Les rendements des produits d’épargne sont-ils si bas que les Français ne prennent plus la peine de placer leur argent ? C’est ce que laisse entendre le dernier baromètre trimestriel de la Banque de France. Les dépôts à vue, c’est-à-dire les comptes courants, dans l’immense majorité non rémunérés, ont drainé 13,9 milliards d’euros au 1er trimestre 2015, contre 6,1 milliards à la même période en 2014. L’analyse de Cyril Blesson, associé du cabinet Pair Conseil, qui édite « Les Cahiers de l’épargne ».

13,9 milliards d’euros de collecte nette pour les comptes courants sur le premier trimestre 2015 : est-ce exceptionnel ?

« Il s’agit en effet d’une collecte extrêmement importante ! Après, il faut savoir que les premiers mois de l’année enregistrent traditionnellement des flux conséquents. Le premier trimestre, c’est celui du versement du 13e mois, de la prime de fin d’année, etc. 13,9 milliards, c’est vraiment beaucoup mais l’on peut penser que cela va se réguler sur l’ensemble de l’année. Nous tablons sur une collecte nette approchant les 20 milliards d’euros en 2015, un peu comme en 2014 [18,4 milliards pour les dépôts à vue selon les statistiques de la Banque de France, NDLR]. »

A-t-on vu d’aussi fortes collectes par le passé ?

« Pour le premier trimestre 2015, il s’agit encore de chiffres provisoires. Si l’on compare les collectes annuelles, l’année 2014 ne bat pas de record. Les comptes courants avaient enregistré un flux net de 19,2 milliards d’euros en 2009, puis de 17,3 milliards en 2010. »

Comment expliquez-vous ces statistiques ? 20 milliards de collecte par an, c’est plus que sur l’ensemble des livrets d’épargne.

« En 2009 et 2010, nous étions dans les années post-crise financière. Les Français affichaient clairement leur préférence pour le cash. »

Ils avaient peur de placer leur argent ?

« Oui, en quelque sorte. »

Et en 2014-2015 ?

« Nous sommes face à un phénomène de baisse de l’opportunité de placement. Aujourd’hui, vous ne perdez pas beaucoup d’argent en le laissant dormir sur votre compte courant : l’inflation est quasi nulle ; et les rendements des produits d’épargne sont en baisse. »

Pensez-vous que la tendance va se confirmer ?

« Etant donné le niveau actuel des taux d’intérêt, et malgré leur léger rebond ponctuel, nous ne voyons pas de raison à ce que le rendement de l’épargne reparte à la hausse cette année. Nous ne pensons pas, par exemple, que le taux du Livret A va remonter. Nous ne pensons pas non plus, pour des raisons politiques, que le gouvernement va l’abaisser, même si la méthode de calcul du taux le permet. »

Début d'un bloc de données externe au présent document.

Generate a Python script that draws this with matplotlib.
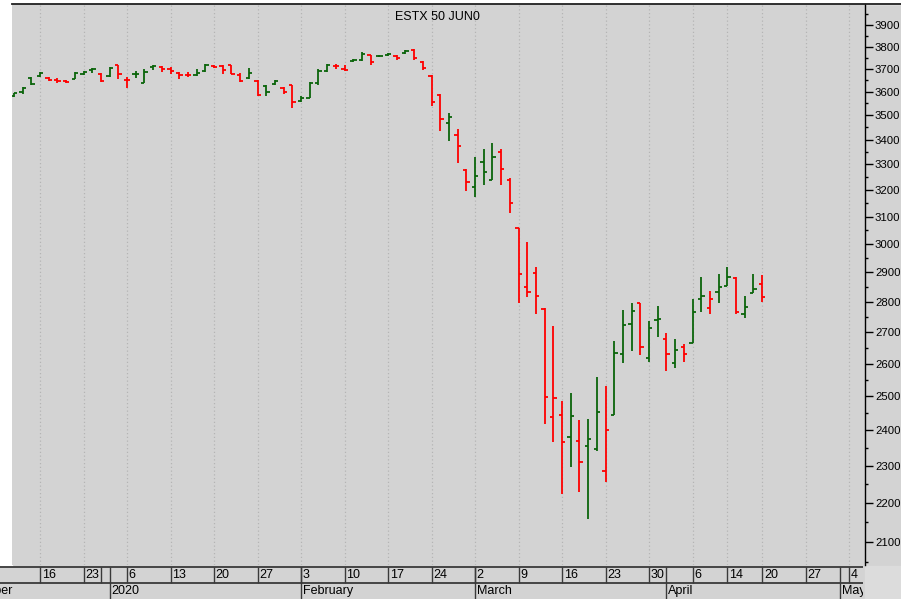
import numpy as np
import pandas as pd
import matplotlib
matplotlib.use('Agg')
import matplotlib.pyplot as plt
from matplotlib.patches import Rectangle
from matplotlib.lines import Line2D
from matplotlib.ticker import FixedLocator, FixedFormatter, NullFormatter

plt.rcParams['font.family'] = ['Liberation Sans', 'DejaVu Sans']

title = 'ESTX 50 JUN0'

# trading calendar of the time axis (Eurex holidays taken out)
holidays = ['2019-12-24', '2019-12-25', '2019-12-26', '2019-12-31',
            '2020-01-01', '2020-04-10', '2020-04-13']
calendar = pd.bdate_range('2019-12-02', '2020-05-08').drop(pd.to_datetime(holidays))

first_bar = '2019-12-11'

# daily OHLC
opens = [3582, 3598, 3660, 3668, 3661, 3650, 3645, 3657, 3678, 3695,
         3678, 3668, 3716, 3652, 3676, 3640, 3708, 3710, 3700, 3680,
         3675, 3672, 3692, 3712, 3714, 3716, 3675, 3659, 3648, 3627,
         3635, 3618, 3628, 3560, 3575, 3640, 3690, 3712, 3700, 3734,
         3738, 3760, 3756, 3763, 3758, 3770, 3786, 3730, 3670, 3588,
         3468, 3419, 3280, 3213, 3311, 3239, 3349, 3238, 3057, 2851,
         2898, 2775, 2440, 2446, 2381, 2370, 2356, 2347, 2286, 2446,
         2629, 2726, 2795, 2618, 2739, 2678, 2603, 2651, 2664, 2808,
         2778, 2833, 2854, 2880, 2760, 2830, 2859]
highs = [3596, 3622, 3663, 3685, 3663, 3659, 3651, 3685, 3691, 3703,
         3681, 3710, 3718, 3663, 3692, 3698, 3718, 3713, 3707, 3688,
         3685, 3698, 3722, 3718, 3718, 3718, 3681, 3703, 3651, 3630,
         3651, 3622, 3630, 3582, 3644, 3698, 3721, 3721, 3718, 3744,
         3777, 3762, 3762, 3770, 3762, 3785, 3788, 3735, 3673, 3591,
         3509, 3442, 3281, 3329, 3362, 3385, 3362, 3246, 3057, 3009,
         2920, 2778, 2720, 2486, 2511, 2430, 2433, 2559, 2531, 2671,
         2772, 2797, 2797, 2737, 2786, 2696, 2677, 2662, 2809, 2883,
         2837, 2895, 2920, 2883, 2819, 2895, 2891]
lows = [3579, 3591, 3630, 3663, 3648, 3640, 3637, 3654, 3673, 3681,
        3644, 3666, 3654, 3615, 3659, 3637, 3695, 3685, 3678, 3654,
        3664, 3669, 3688, 3703, 3676, 3676, 3644, 3654, 3583, 3583,
        3630, 3591, 3530, 3558, 3572, 3630, 3685, 3701, 3691, 3732,
        3735, 3718, 3752, 3759, 3740, 3767, 3740, 3695, 3541, 3436,
        3394, 3305, 3197, 3173, 3220, 3239, 3220, 3113, 2795, 2817,
        2759, 2418, 2366, 2223, 2296, 2229, 2158, 2343, 2257, 2445,
        2601, 2640, 2627, 2604, 2683, 2578, 2585, 2604, 2664, 2766,
        2759, 2795, 2853, 2759, 2745, 2828, 2800]
closes = [3594, 3618, 3634, 3682, 3652, 3645, 3642, 3682, 3688, 3700,
          3646, 3706, 3676, 3650, 3678, 3686, 3712, 3700, 3692, 3675,
          3672, 3680, 3716, 3710, 3695, 3678, 3648, 3683, 3586, 3600,
          3645, 3600, 3556, 3575, 3640, 3690, 3718, 3711, 3696, 3740,
          3768, 3730, 3758, 3766, 3748, 3780, 3750, 3702, 3558, 3485,
          3495, 3374, 3230, 3254, 3271, 3329, 3282, 3150, 2893, 2833,
          2819, 2497, 2494, 2367, 2443, 2312, 2376, 2454, 2401, 2632,
          2722, 2770, 2652, 2712, 2743, 2629, 2643, 2629, 2767, 2819,
          2808, 2851, 2883, 2767, 2783, 2842, 2815]

month_names = ['December', '2020', 'February', 'March', 'April', 'May']

y_major = list(range(2100, 4000, 100))
y_minor = list(range(2050, 4000, 100))

W, H = 901, 599
fig = plt.figure(figsize=(W / 100, H / 100), dpi=100)
fig.patch.set_facecolor('#d3d3d3')

# white margin on the left and top, lighter corner bottom right
fig.add_artist(Rectangle((0, 34 / H), 12 / W, 1, transform=fig.transFigure,
                         color='white', zorder=-1))
fig.add_artist(Rectangle((0, 1 - 4 / H), 1, 4 / H, transform=fig.transFigure,
                         color='white', zorder=-1))
fig.add_artist(Rectangle((865 / W, 0), 36 / W, 33 / H, transform=fig.transFigure,
                         color='#dcdcdc', zorder=-1))

ax = fig.add_axes([12 / W, 34 / H, 853 / W, 561 / H])
ax.set_facecolor('#d3d3d3')

pos = {d: i for i, d in enumerate(calendar)}
bar_dates = calendar[calendar >= pd.Timestamp(first_bar)][:len(opens)]
x = np.array([pos[d] for d in bar_dates], dtype=float)
o = np.array(opens); h = np.array(highs); l = np.array(lows); c = np.array(closes)
prev = np.concatenate([[o[0]], c[:-1]])
cols = np.where(c >= prev, '#0b650b', '#ff0000')

lw = 1.3
ax.vlines(x, l, h, colors=cols, lw=lw)
ax.hlines(o, x - 0.38, x, colors=cols, lw=lw)
ax.hlines(c, x, x + 0.38, colors=cols, lw=lw)

x_left = pos[pd.Timestamp(first_bar)] - 0.22
x_right = x_left + 853 / 8.7

# week starts and month starts
cal = pd.Series(np.arange(len(calendar)), index=calendar)
iso = calendar.isocalendar()
week_first = cal.groupby([iso.year.values, iso.week.values]).min().values
month_first = cal.groupby([calendar.year, calendar.month]).min().values
week_first = [w for w in week_first if w >= x_left]
week_labeled = [w for w in week_first
                if not any(0 < m - w < 2 for m in month_first)]

ax.set_xticks(week_labeled)
ax.tick_params(axis='x', length=0, labelbottom=False)
ax.grid(axis='x', linestyle=(0, (1, 2)), color='#b4b4b4', lw=0.9)
ax.set_axisbelow(True)
ax.set_xlim(x_left, x_right)

ax.set_yscale('log')
ax.set_ylim(2043, 3999)
ax.yaxis.tick_right()
ax.yaxis.set_major_locator(FixedLocator(y_major))
ax.yaxis.set_major_formatter(FixedFormatter([str(v) for v in y_major]))
ax.yaxis.set_minor_locator(FixedLocator(y_minor))
ax.yaxis.set_minor_formatter(NullFormatter())
ax.tick_params(axis='y', which='major', length=5.4, width=1, pad=1.8,
               labelsize=8.2, colors='black')
ax.tick_params(axis='y', which='minor', length=2.3, width=1)
for s in ['left', 'bottom', 'top']:
    ax.spines[s].set_visible(False)
ax.spines['right'].set_linewidth(1)

fig.add_artist(Line2D([12 / W, 1], [1 - 4 / H, 1 - 4 / H], transform=fig.transFigure,
                      color='#202020', lw=1.3))

fig.text(437 / W, 1 - 17 / H, title, ha='center', va='center', fontsize=9)

# date panel under the chart
pps = 853 / (x_right - x_left)
dax = fig.add_axes([0, 0, 863 / W, 34 / H])
dax.set_facecolor('#d3d3d3')
dax.set_xlim(x_left - 12 / pps, x_left + (863 - 12) / pps)
dax.set_ylim(0, 1)
dax.axis('off')
line_col = '#3a3a3a'
y_top, y_mid = 32 / 34, 16 / 34
dax.axhline(y_top, color=line_col, lw=1.3)
dax.axhline(y_mid, color=line_col, lw=1.3)
dax.vlines(week_first, y_mid, y_top, colors=line_col, lw=1)
dax.vlines(month_first, 0, y_top, colors=line_col, lw=1)
for w in week_labeled:
    dax.text(w + 0.2, (y_top + y_mid) / 2, str(calendar[w].day), ha='left',
             va='center', fontsize=9, clip_on=True)
for m, name in zip(month_first, month_names):
    dax.text(m + 0.2, y_mid / 2, name, ha='left', va='center', fontsize=9,
             clip_on=True)

fig.savefig('out.png', dpi=100)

En 2014, ce sont le Plan épargne logement et l’assurance-vie qui ont le plus attiré l’épargne des Français. La tendance va-t-elle se confirmer en 2015 selon vous ?

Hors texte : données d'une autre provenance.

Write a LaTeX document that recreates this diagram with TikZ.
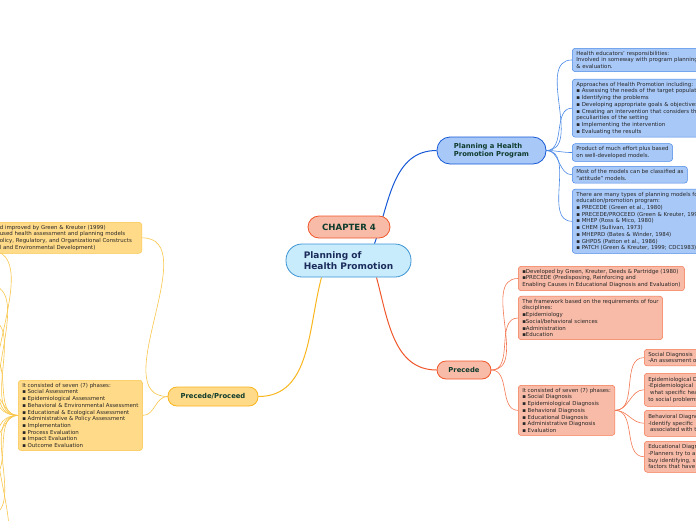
\documentclass[tikz,border=0pt]{standalone}
\usepackage{fontspec}
\setmainfont{DejaVu Sans}
\usetikzlibrary{positioning}

\definecolor{rootfill}{HTML}{C8ECFB}
\definecolor{rootline}{HTML}{3C93D4}
\definecolor{rootnavy}{HTML}{1B2C5C}
\definecolor{titletxt}{HTML}{0D3B2C}
\definecolor{bluefill}{HTML}{A8C8F7}
\definecolor{blueline}{HTML}{4A88E6}
\definecolor{bluelink}{HTML}{1558D6}
\definecolor{redfill}{HTML}{F8BBA8}
\definecolor{redline}{HTML}{F47650}
\definecolor{redlink}{HTML}{F0562A}
\definecolor{yelfill}{HTML}{FFDA89}
\definecolor{yelline}{HTML}{F8C64A}
\definecolor{yellink}{HTML}{F9B51C}

\pgfdeclarelayer{back}
\pgfsetlayers{back,main}

\tikzset{
  topic/.style={rounded corners=9pt, line width=0.8pt, text=titletxt,
    font=\bfseries\fontsize{6.8}{8}\selectfont, align=left, inner sep=0pt},
  note/.style={rounded corners=3pt, line width=0.5pt, text=black!85,
    font=\fontsize{5.45}{6.7}\selectfont, align=left, inner xsep=4pt, inner ysep=2.9pt},
  bluenote/.style={note, draw=blueline, fill=bluefill},
  rednote/.style={note, draw=redline, fill=redfill},
  yelnote/.style={note, draw=yelline, fill=yelfill},
  blink/.style={blueline, line width=0.6pt},
  rlink/.style={redline, line width=0.6pt},
  ylink/.style={yelline, line width=0.6pt},
}

\begin{document}
\begin{tikzpicture}[x=1pt, y=1pt]
  \path[use as bounding box] (0,0) rectangle (696,-520);
  \clip (0,0) rectangle (696,-520);

  % central topics
  \node[topic, draw=rootline, fill=rootfill, rounded corners=16pt, minimum width=125pt,
    minimum height=33pt, text=rootnavy, font=\bfseries\fontsize{9}{11}\selectfont]
    (health) at (348.5,-260.5) {Planning of\\Health Promotion};
  \node[topic, draw=redlink, fill=redfill, rounded corners=11pt, minimum width=82pt,
    minimum height=22pt, font=\bfseries\fontsize{8.6}{10}\selectfont]
    (chapter) at (349,-227) {CHAPTER 4};

  \node[topic, draw=bluelink, fill=bluefill, rounded corners=13pt, minimum width=109pt,
    minimum height=27pt] (program) at (491.5,-150.5) {Planning a Health\\Promotion Program};
  \node[topic, draw=redlink, fill=redfill, minimum width=54pt, minimum height=18pt]
    (precede) at (464,-370) {Precede};
  \node[topic, draw=yellink, fill=yelfill, minimum width=90pt, minimum height=19pt]
    (proceed) at (213,-396.5) {Precede/Proceed};

  % planning program notes
  \node[bluenote, text width=150pt, anchor=north west] (duties) at (572,-48)
    {Health educators' responsibilities:\\
     Involved in someway with program planning\\
     \& evaluation.};
  \node[bluenote, text width=150pt, below=7pt of duties.south west, anchor=north west] (approach)
    {Approaches of Health Promotion including:\\
     ▪ Assessing the needs of the target population\\
     ▪ Identifying the problems\\
     ▪ Developing appropriate goals \& objectives\\
     ▪ Creating an intervention that considers the\\
     peculiarities of the setting\\
     ▪ Implementing the intervention\\
     ▪ Evaluating the results};
  \node[bluenote, below=6pt of approach.south west, anchor=north west] (effort)
    {Product of much effort plus based\\
     on well-developed models.};
  \node[bluenote, below=4.5pt of effort.south west, anchor=north west] (attitude)
    {Most of the models can be classified as\\
     "attitude" models.};
  \node[bluenote, text width=150pt, below=5.5pt of attitude.south west, anchor=north west] (types)
    {There are many types of planning models for\\
     education/promotion program:\\
     ▪ PRECEDE (Green et al., 1980)\\
     ▪ PRECEDE/PROCEED (Green \& Kreuter, 1991)\\
     ▪ MHEP (Ross \& Mico, 1980)\\
     ▪ CHEM (Sullivan, 1973)\\
     ▪ MHEPRD (Bates \& Winder, 1984)\\
     ▪ GHPDS (Patton et al., 1986)\\
     ▪ PATCH (Green \& Kreuter, 1999; CDC1983)};

  % precede notes
  \node[rednote, anchor=north west] (developed) at (518,-266)
    {▪Developed by Green, Kreuter, Deeds \& Partridge (1980)\\
     ▪PRECEDE (Predisposing, Reinforcing and\\
     Enabling Causes in Educational Diagnosis and Evaluation)};
  \node[rednote, below=5pt of developed.south west, anchor=north west] (framework)
    {The framework based on the requirements of four\\
     disciplines:\\
     ▪Epidemiology\\
     ▪Social/behavioral sciences\\
     ▪Administration\\
     ▪Education};
  \node[rednote, anchor=north west] (phases) at (518,-385)
    {It consisted of seven (7) phases:\\
     ▪ Social Diagnosis\\
     ▪ Epidemiological Diagnosis\\
     ▪ Behavioral Diagnosis\\
     ▪ Educational Diagnosis\\
     ▪ Administrative Diagnosis\\
     ▪ Evaluation};

  \node[rednote, text width=80pt, anchor=north west] (social) at (644,-349)
    {Social Diagnosis\\
     -An assessment of};
  \node[rednote, text width=80pt, anchor=north west, minimum height=33pt] (epidem) at (644,-373)
    {Epidemiological Diagnosis\\
     -Epidemiological\\
     \ what specific health\\
     to social problems};
  \node[rednote, text width=80pt, anchor=north west, minimum height=26pt] (behav) at (644,-410)
    {Behavioral Diagnosis\\
     -Identify specific\\
     \ associated with the};
  \node[rednote, text width=80pt, anchor=north west, minimum height=31pt] (educ) at (644,-441)
    {Educational Diagnosis\\
     -Planners try to a\\
     buy identifying, s\\
     factors that have};

  % precede/proceed notes
  \node[yelnote, text width=138pt, anchor=north east] (improved) at (142,-222)
    {d improved by Green \& Kreuter (1999)\\
     used health assessment and planning models\\
     olicy, Regulatory, and Organizational Constructs\\
     l and Environmental Development)};
  \node[yelnote, anchor=north west] (seven) at (18,-380)
    {It consisted of seven (7) phases:\\
     ▪ Social Assessment\\
     ▪ Epidemiological Assessment\\
     ▪ Behavioral \& Environmental Assessment\\
     ▪ Educational \& Ecological Assessment\\
     ▪ Administrative \& Policy Assessment\\
     ▪ Implementation\\
     ▪ Process Evaluation\\
     ▪ Impact Evaluation\\
     ▪ Outcome Evaluation};

  \foreach \i/\y in {1/250,2/285,3/320,4/355,5/392,6/440,7/478,8/515,9/560}
    \coordinate (off\i) at (-12,-\y);

  \begin{pgfonlayer}{back}
    \draw[bluelink, line width=1pt] ([xshift=26pt]health.north) to[out=70,in=180] (program.west);
    \draw[redlink, line width=1pt] ([xshift=28pt]health.south) to[out=-75,in=180] (precede.west);
    \draw[yellink, line width=1pt] ([xshift=-27pt]health.south) to[out=-105,in=0] (proceed.east);

    \foreach \n in {duties,approach,effort,attitude,types}
      \draw[blink] (program.east) to[out=0,in=180] (\n.west);
    \foreach \n in {developed,framework,phases}
      \draw[rlink] (precede.east) to[out=0,in=180] (\n.west);
    \foreach \n in {social,epidem,behav,educ}
      \draw[rlink] (phases.east) to[out=0,in=180] (\n.west);
    \foreach \n in {improved,seven}
      \draw[ylink] (proceed.west) to[out=180,in=0] (\n.east);
    \foreach \i in {1,...,9}
      \draw[ylink] (seven.west) to[out=180,in=0] (off\i);
  \end{pgfonlayer}
\end{tikzpicture}
\end{document}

« Nous pensons même que la collecte de l’assurance-vie va encore augmenter. Au premier trimestre, le Plan épargne logement a bénéficié de l’effet ''ouvrir un PEL à 2,50% au plus vite'', à la fin du mois de janvier. Le PEL va continuer d’attirer mais je pense que l’assurance-vie sera clairement le placement favori des Français en 2015. »

Nota bene : le baromètre trimestriel de la Banque de France porte sur les ménages (particuliers et entrepreneurs individuels) et institutions sans but lucratif au service des ménages. « Les entrepreneurs pèsent assez peu dans ces statistiques, nous pouvons donc aisément élargir le diagnostic d’une très forte collecte sur les comptes chèques aux seuls particuliers », juge Cyril Blesson.